Place the flour in a bowl and make a well in the center. Add the yeast with a bit of sugar and 2 tbsp of the lukewarm milk to the well. Stir slightly and let the yeast activate for about 10 minutes.
After the yeast is activated, add the remaining lukewarm milk, sugar, salt, softened butter, and the egg to the yeast mixture. Knead everything into a smooth dough until it pulls away from the sides of the bowl. Cover and let it rise in a warm place for about 30 to 60 minutes until it has doubled in size.
Meanwhile, prepare the filling: melt the butter in a pan, add the diced apples, sugar, and cinnamon. Cook the mixture over medium heat for about 7-8 minutes until the apples are softened. Let the filling cool down.

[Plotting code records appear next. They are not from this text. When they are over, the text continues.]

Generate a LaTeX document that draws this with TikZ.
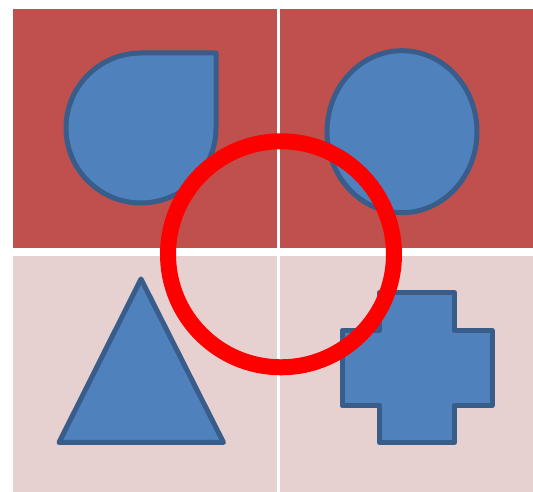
\documentclass[tikz,border=0pt]{standalone}
\definecolor{quadred}{HTML}{C0504D}
\definecolor{quadpink}{HTML}{E7D0D0}
\definecolor{shapefill}{HTML}{4F81BD}
\definecolor{shapeline}{HTML}{385D8A}
\begin{document}
\begin{tikzpicture}[x=1pt,y=1pt,
  blueshape/.style={fill=shapefill,draw=shapeline,line width=5pt,line join=round},
  ring/.style={draw=red,line width=16pt}]
\useasboundingbox (0,0) rectangle (533,492);
\fill[quadred] (13,244) rectangle (277.3,482.7);
\fill[quadred] (280,244) rectangle (533,482.7);
\fill[quadpink] (13,0) rectangle (277.3,236);
\fill[quadpink] (280,0) rectangle (533,236);
\draw[blueshape] (141,439) -- (216,439) -- (216,364) arc[start angle=0,end angle=-270,radius=75] -- cycle;
\draw[blueshape] (402,360.3) ellipse[x radius=75,y radius=81];
\draw[blueshape] (59,49.5) -- (223.5,49.5) -- (141,213) -- cycle;
\draw[blueshape] (379.5,199.5) -- (454.5,199.5) -- (454.5,161.5) -- (492,161.5) -- (492,86.5) -- (454.5,86.5) -- (454.5,49.5) -- (379.5,49.5) -- (379.5,86.5) -- (342,86.5) -- (342,161.5) -- (379.5,161.5) -- cycle;
\draw[ring] (281,237.7) circle[radius=113];
\end{tikzpicture}
\end{document}
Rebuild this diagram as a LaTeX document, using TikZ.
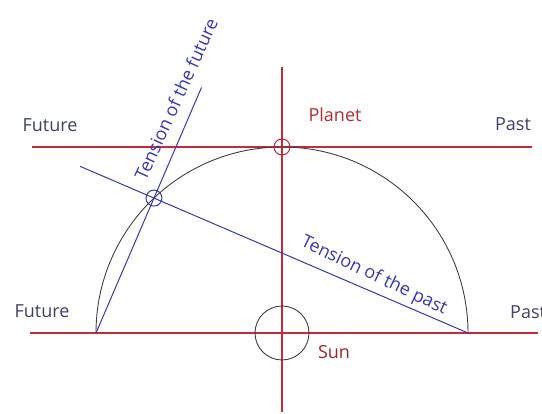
\documentclass[tikz,border=0pt]{standalone}
\usepackage{fontspec}
\setmainfont{Open Sans}
\usetikzlibrary{calc}

\definecolor{axisred}{RGB}{200,40,60}
\definecolor{tensionblue}{RGB}{55,55,175}
\definecolor{sidegray}{RGB}{62,64,100}
\definecolor{planetred}{RGB}{178,45,50}

\begin{document}
\begin{tikzpicture}[x=1pt, y=1pt, every node/.style={font=\fontsize{18}{21}\selectfont, inner sep=0pt},
	redline/.style={draw=axisred, line width=1.1pt},
	blueline/.style={draw=tensionblue, line width=1pt},
	sidelabel/.style={text=sidegray},
	tensionlabel/.style={text=tensionblue}]
	\clip (0,0) rectangle (542,414);
	\coordinate (sun) at (282,81);
	\coordinate (lfoot) at (96,81);
	\coordinate (rfoot) at (468,81);
	\coordinate (planet) at ($(sun)+(0,186)$);
	\coordinate (meet) at ($(sun)+(133.5:186)$);
	% time axes and the vertical
	\coordinate (topl) at (32,267);
	\coordinate (topr) at (532,267);
	\coordinate (botl) at (30,81);
	\coordinate (botr) at (538,81);
	\coordinate (vtop) at (282,347);
	\coordinate (vbot) at (282,2);
	\draw[redline] (topl) -- (topr);
	\draw[redline] (botl) -- (botr);
	\draw[redline] (vtop) -- (vbot);
	% orbit
	\draw[black!75, line width=0.9pt] (rfoot) arc[start angle=0, end angle=180, radius=186];
	\draw[black!75, line width=0.9pt] (sun) circle (27);
	\draw[axisred, line width=1pt] (planet) circle (8);
	% tensions
	\coordinate (futend) at ($(lfoot)!1.82!(meet)$);
	\coordinate (pastend) at ($(rfoot)!1.235!(meet)$);
	\draw[blueline] (lfoot) -- (futend);
	\draw[blueline] (rfoot) -- (pastend);
	\draw[blueline] (meet) circle (8);
	% labels
	\node[sidelabel] (futtop) at (50,289) {Future};
	\node[sidelabel] (pasttop) at (513,290) {Past};
	\node[sidelabel] (futbot) at (42,103) {Future};
	\node[sidelabel, anchor=west] (pastbot) at (510,102) {Past};
	\node[text=planetred] (planetlbl) at (335,299) {Planet};
	\node[text=planetred!85!black] (sunlbl) at (334,62) {Sun};
	\node[tensionlabel, rotate=65.5] (futlbl) at (176,315) {Tension of the future};
	\node[tensionlabel, rotate=-25.5] (pastlbl) at (374,138) {Tension of the past};
\end{tikzpicture}
\end{document}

After the dough has risen, divide it into ten equal portions (about 50 g each). Roll each portion into a triangle, place a teaspoon of the apple-cinnamon filling at the base, and fold the dough over. Make several cuts on the remaining dough so that, when rolled up, the cuts are visible on top.
Brush the crescents with a mixture of whisked egg yolk and 1 tsp of milk.
Bake the crescents in a preheated oven at 180°C (350°F) for about 15-20 minutes until golden brown. After baking, let them cool, cover with a clean cloth, and dust with powdered sugar.